◆ Objective
Please transcribe the data that follows without the pictures, keeping every word the same.

◆ Stored data
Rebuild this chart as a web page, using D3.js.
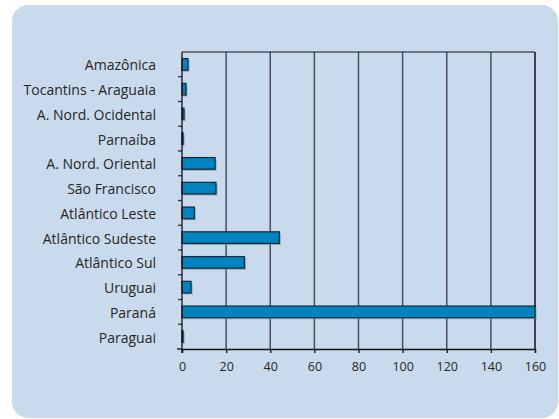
<!DOCTYPE html>
<html>
<head>
<meta charset="utf-8">
<script src="https://cdn.jsdelivr.net/npm/d3@7/dist/d3.min.js"></script>
<style>
  html, body { margin: 0; padding: 0; background: #ffffff; }
  svg { display: block; }
  text { font-family: "Open Sans", "Lato", sans-serif; fill: #262626; }
</style>
</head>
<body>
<script>
// Hydrographic regions and their values
const categories = [
  "Amazônica", "Tocantins - Araguaia", "A. Nord. Ocidental", "Parnaíba",
  "A. Nord. Oriental", "São Francisco", "Atlântico Leste", "Atlântico Sudeste",
  "Atlântico Sul", "Uruguai", "Paraná", "Paraguai"
];
const values = [2.7, 1.8, 0.9, 0.5, 15.0, 15.4, 5.6, 44.1, 28.3, 4.1, 160, 0.5];
const xTicks = [0, 20, 40, 60, 80, 100, 120, 140, 160];

const W = 559, H = 419;
const svg = d3.select("body").append("svg").attr("width", W).attr("height", H);

// rounded panel
svg.append("rect")
  .attr("x", 12).attr("y", 5).attr("width", 546).attr("height", 413)
  .attr("rx", 16).attr("ry", 16)
  .attr("fill", "#c9daec");

const m = { left: 182, right: 535, top: 52, bottom: 349 };

const x = d3.scaleLinear().domain([0, 160]).range([m.left, m.right]);
const y = d3.scaleBand().domain(categories).range([m.top, m.bottom]).paddingInner(0.53).paddingOuter(0.265);
const yb = d3.scaleBand().domain(categories).range([m.top, m.bottom]);

// vertical grid lines
svg.append("g").selectAll("line").data(xTicks.slice(1))
  .join("line")
  .attr("x1", d => x(d)).attr("x2", d => x(d))
  .attr("y1", m.top).attr("y2", m.bottom)
  .attr("stroke", d => d === 160 ? "#111" : "#4a4f55")
  .attr("stroke-width", 1.5);

// top frame line
svg.append("line")
  .attr("x1", m.left).attr("x2", m.right)
  .attr("y1", m.top).attr("y2", m.top)
  .attr("stroke", "#111").attr("stroke-width", 1.2);

// bar shadows
svg.append("g").selectAll("rect").data(values)
  .join("rect")
  .attr("x", x(0) + 1.5)
  .attr("y", (d, i) => y(categories[i]) + 1.5)
  .attr("width", d => Math.max(0, Math.min(x(d), m.right) - x(0)))
  .attr("height", y.bandwidth())
  .attr("fill", "#7f8b97").attr("opacity", 0.7);

// bars
svg.append("g").selectAll("rect").data(values)
  .join("rect")
  .attr("x", x(0))
  .attr("y", (d, i) => y(categories[i]))
  .attr("width", d => Math.max(0, x(d) - x(0)))
  .attr("height", y.bandwidth())
  .attr("fill", "#0083be")
  .attr("stroke", "#0d2a3a").attr("stroke-width", 1.2);

// x axis
const xAxis = svg.append("g")
  .attr("transform", `translate(0,${m.bottom})`)
  .call(d3.axisBottom(x).tickValues(xTicks).tickSize(4).tickPadding(9).tickFormat(d3.format("d")));
xAxis.select(".domain").attr("stroke", "#111").attr("stroke-width", 1.3);
xAxis.selectAll(".tick line").attr("stroke", "#111").attr("stroke-width", 1.3);
xAxis.selectAll("text").attr("font-size", 12.5).attr("fill", "#333")
  .style("font-family", "'Open Sans', sans-serif");

// y axis: separator ticks between bands
svg.append("g").selectAll("line").data(categories.slice(1))
  .join("line")
  .attr("x1", m.left - 4).attr("x2", m.left)
  .attr("y1", d => yb(d)).attr("y2", d => yb(d))
  .attr("stroke", "#333").attr("stroke-width", 1.3);
svg.append("line")
  .attr("x1", m.left).attr("x2", m.left)
  .attr("y1", m.top).attr("y2", m.bottom + 4)
  .attr("stroke", "#111").attr("stroke-width", 1.3);
svg.append("line")
  .attr("x1", m.left - 5).attr("x2", m.left)
  .attr("y1", m.bottom).attr("y2", m.bottom)
  .attr("stroke", "#111").attr("stroke-width", 1.3);

// category labels
svg.append("g").selectAll("text").data(categories)
  .join("text")
  .attr("x", 156)
  .attr("y", d => yb(d) + yb.bandwidth() / 2 + 1)
  .attr("dy", "0.35em")
  .attr("text-anchor", "end")
  .attr("font-size", 14)
  .text(d => d);
</script>
</body>
</html>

◆ Solution for this task
Rebuild this chart as a web page, using D3.js.
<!DOCTYPE html>
<html>
<head>
<meta charset="utf-8">
<script src="https://cdn.jsdelivr.net/npm/d3@7/dist/d3.min.js"></script>
<style>
  html, body { margin: 0; padding: 0; background: #ffffff; }
  svg { display: block; }
  text { font-family: "Open Sans", "Lato", sans-serif; fill: #262626; }
</style>
</head>
<body>
<script>
// Hydrographic regions and their values
const categories = [
  "Amazônica", "Tocantins - Araguaia", "A. Nord. Ocidental", "Parnaíba",
  "A. Nord. Oriental", "São Francisco", "Atlântico Leste", "Atlântico Sudeste",
  "Atlântico Sul", "Uruguai", "Paraná", "Paraguai"
];
const values = [2.7, 1.8, 0.9, 0.5, 15.0, 15.4, 5.6, 44.1, 28.3, 4.1, 160, 0.5];
const xTicks = [0, 20, 40, 60, 80, 100, 120, 140, 160];

const W = 559, H = 419;
const svg = d3.select("body").append("svg").attr("width", W).attr("height", H);

// rounded panel
svg.append("rect")
  .attr("x", 12).attr("y", 5).attr("width", 546).attr("height", 413)
  .attr("rx", 16).attr("ry", 16)
  .attr("fill", "#c9daec");

const m = { left: 182, right: 535, top: 52, bottom: 349 };

const x = d3.scaleLinear().domain([0, 160]).range([m.left, m.right]);
const y = d3.scaleBand().domain(categories).range([m.top, m.bottom]).paddingInner(0.53).paddingOuter(0.265);
const yb = d3.scaleBand().domain(categories).range([m.top, m.bottom]);

// vertical grid lines
svg.append("g").selectAll("line").data(xTicks.slice(1))
  .join("line")
  .attr("x1", d => x(d)).attr("x2", d => x(d))
  .attr("y1", m.top).attr("y2", m.bottom)
  .attr("stroke", d => d === 160 ? "#111" : "#4a4f55")
  .attr("stroke-width", 1.5);

// top frame line
svg.append("line")
  .attr("x1", m.left).attr("x2", m.right)
  .attr("y1", m.top).attr("y2", m.top)
  .attr("stroke", "#111").attr("stroke-width", 1.2);

// bar shadows
svg.append("g").selectAll("rect").data(values)
  .join("rect")
  .attr("x", x(0) + 1.5)
  .attr("y", (d, i) => y(categories[i]) + 1.5)
  .attr("width", d => Math.max(0, Math.min(x(d), m.right) - x(0)))
  .attr("height", y.bandwidth())
  .attr("fill", "#7f8b97").attr("opacity", 0.7);

// bars
svg.append("g").selectAll("rect").data(values)
  .join("rect")
  .attr("x", x(0))
  .attr("y", (d, i) => y(categories[i]))
  .attr("width", d => Math.max(0, x(d) - x(0)))
  .attr("height", y.bandwidth())
  .attr("fill", "#0083be")
  .attr("stroke", "#0d2a3a").attr("stroke-width", 1.2);

// x axis
const xAxis = svg.append("g")
  .attr("transform", `translate(0,${m.bottom})`)
  .call(d3.axisBottom(x).tickValues(xTicks).tickSize(4).tickPadding(9).tickFormat(d3.format("d")));
xAxis.select(".domain").attr("stroke", "#111").attr("stroke-width", 1.3);
xAxis.selectAll(".tick line").attr("stroke", "#111").attr("stroke-width", 1.3);
xAxis.selectAll("text").attr("font-size", 12.5).attr("fill", "#333")
  .style("font-family", "'Open Sans', sans-serif");

// y axis: separator ticks between bands
svg.append("g").selectAll("line").data(categories.slice(1))
  .join("line")
  .attr("x1", m.left - 4).attr("x2", m.left)
  .attr("y1", d => yb(d)).attr("y2", d => yb(d))
  .attr("stroke", "#333").attr("stroke-width", 1.3);
svg.append("line")
  .attr("x1", m.left).attr("x2", m.left)
  .attr("y1", m.top).attr("y2", m.bottom + 4)
  .attr("stroke", "#111").attr("stroke-width", 1.3);
svg.append("line")
  .attr("x1", m.left - 5).attr("x2", m.left)
  .attr("y1", m.bottom).attr("y2", m.bottom)
  .attr("stroke", "#111").attr("stroke-width", 1.3);

// category labels
svg.append("g").selectAll("text").data(categories)
  .join("text")
  .attr("x", 156)
  .attr("y", d => yb(d) + yb.bandwidth() / 2 + 1)
  .attr("dy", "0.35em")
  .attr("text-anchor", "end")
  .attr("font-size", 14)
  .text(d => d);
</script>
</body>
</html>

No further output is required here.